Huffman’s policies seem to bear this out. While the new CEO explicitly stated that r/rapingwomen will be banned, that subreddit appears to be composed mostly of online trolls dedicated to over-the-top and overly sensational headline-grabbing behavior: individuals who care far more about offending people than they do about condoning rape. The r/coontown subreddit, however, is a well-known and active community built around hate and dedicated to amplifying those messages, which is to say that it’s arguably just as potentially abusive, if not more so, than overtly violent, purely trolling communities.

Of course none of the work of making the internet safer is simple. The discussion of policing and controlling harassment inside online communities doesn’t just contain gray areas — it is a gray area. And in a way, that’s what makes Huffman’s proposal for Reddit so disheartening.

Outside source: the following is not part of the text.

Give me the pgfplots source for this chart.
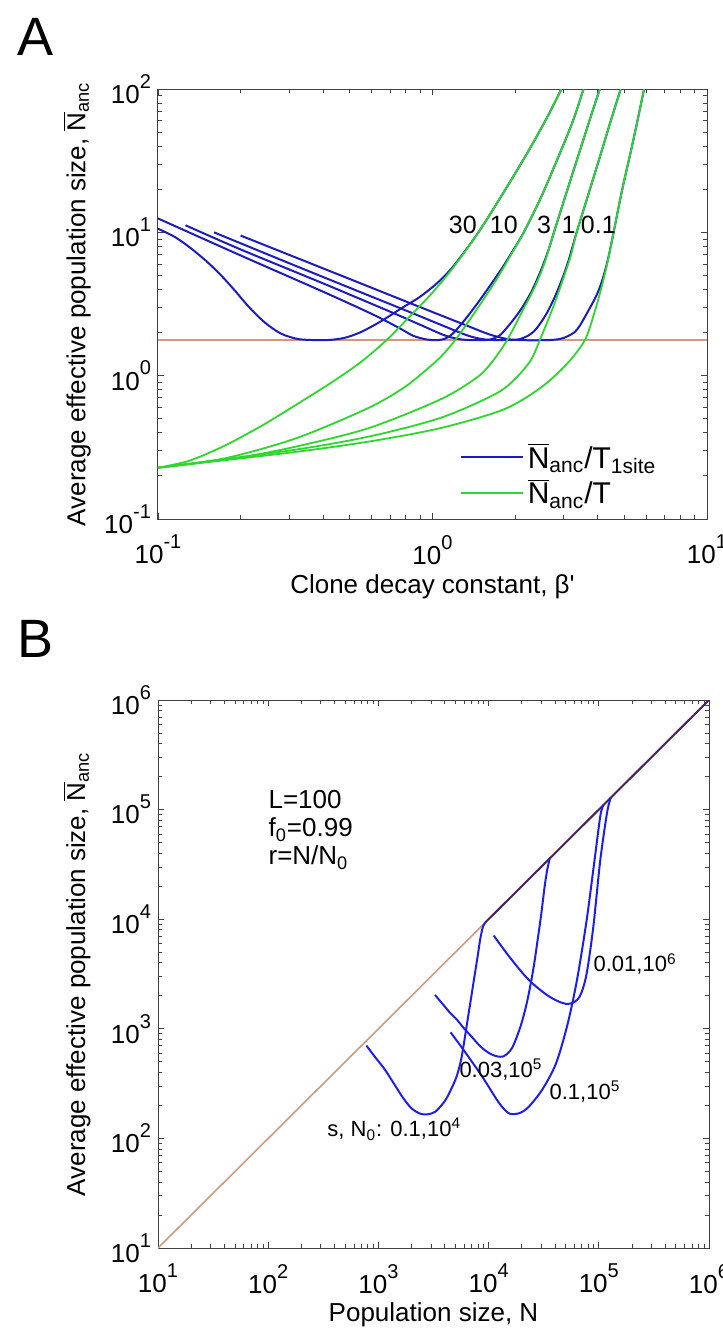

Providing some semblance of safety for women and minority groups of all kinds is difficult, sometimes arbitrary work that requires definitive policies that were nowhere to be found in Huffman’s post today.

Instead, Huffman continued in the tradition of past Reddit leadership, offering yet another declaration of values and ideals — an ideological framework from which the company can operate. But today’s AMA was not some constitutional convention. Reddit is a vast, vibrant community that contains thousands of smaller, idiosyncratic communities, not some newly bordered, land-bound nation begging for new founding ideas on virtue and justice. Nor is it a 21st-century internet morality consortium. Reddit is an important online home for millions that is crying out for clear-cut laws and practical solutions by which to safely govern its community. Today, it received nothing of the sort.